Slower-than-necessary recoveries in blue states will hurt red states. Forcing these states to severely cut back on essential services or to raise taxes, or both, slows recovery. 

New Jersey, New York, and Illinois are among the nation’s highest-income states, in part because their population density makes them more productive. In turn, states such as Nevada and Florida are in the bottom half of the income tier—meaning they need wealthier states to recover quickly and resume exporting their tourism and retirement dollars.

Yes, blue states should have saved more for a rainy day, but, as previous post-hurricane rescues of Florida and Texas have shown, nobody can prepare for a deluge. It is not realistic to expect states and cities to withstand months-long public health shutdowns of their economies, and attendant falls in sales, income, and other taxes, without catastrophic budget impacts.

On the other hand, leaders in states such as New York, New Jersey, and Illinois must be realistic; they cannot expect the federal government to bail them out of decades’ worth of fiscal complacency. The country has just come off a record economic boom. Why, then, in turn, does New York have so little in its reserves—only $2 billion out of a nearly $100 billion budget—that it must immediately threaten to cut frontline workers? Illinois and New Jersey have long ignored chronic pension underfunding.

What would a compromise look like? Congress should consider funding a full-year sales-tax holiday across the country. That is, Congress could transfer to states the money that they and their localities would have taken in in sales-tax collections this year, if it weren’t for the pandemic.

This would be expensive, yes, at about $400 billion. But that’s less than half the $1 trillion House Speaker Nancy Pelosi’s new bill would earmark for state and local governments. It would be no more expensive than the federal tax revenues lost from a severe, long-lasting recession.

It satisfies a key Republican goal: cut taxes to spur the economy. This direct tax aid would help out the industries hardest hit by public-health shutdowns: restaurants and retail stores, whose returning customers would enjoy a substantial discount via tax-free purchases. 

It also satisfies a key Democratic goal: substantial tax-revenue replacement. State and local governments get one-fourth of their revenues from sales taxes, and, with retail and restaurant businesses shut, sales taxes have suffered the steepest, most immediate decline. (Congress could provide equivalent aid to the five states with no sales tax—which, combined, have a population less than that of New York City.)

That would not make states whole. States with income taxes— including most of the blue states—would still see income-tax shortfalls. 

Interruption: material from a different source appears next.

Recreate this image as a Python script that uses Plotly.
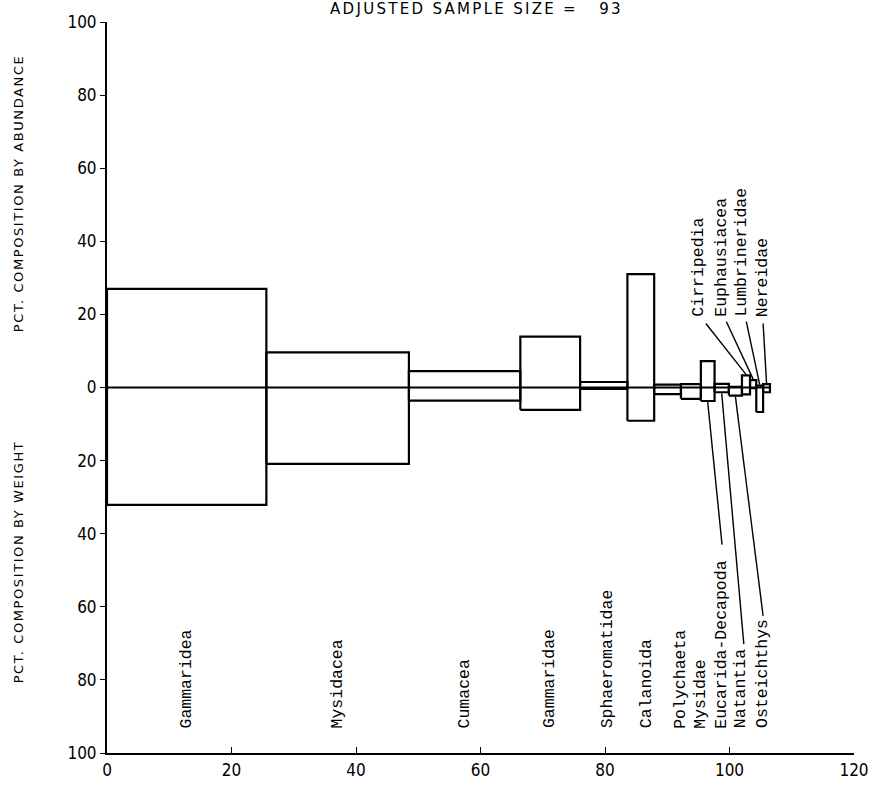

To that end, to round out a larger rescue package, Congress should ask states and major cities to draw up a budget of essential services, and offer additional aid proportionate to the percentage of the state or local budget that these essential services comprise.

Washington could make up the budget shortfall only for frontline sanitation, police, fire, public-health, safety-inspection, education, and other key workers, and only for current costs, not for pension benefits. Wages should be frozen at this year’s levels, as the Empire Center’s E.J. McMahon suggests. States and localities with administrative inefficiencies would have reason to pare back padded budgets without harming key public services.

As the saying goes, we’re all alone, together. Nevada cannot successfully reopen if Illinois’ economy remains crippled, and Illinois cannot recover without basic public services to support businesses and individuals or even higher taxes in a recession. Everyone will have to bend a little on a core belief.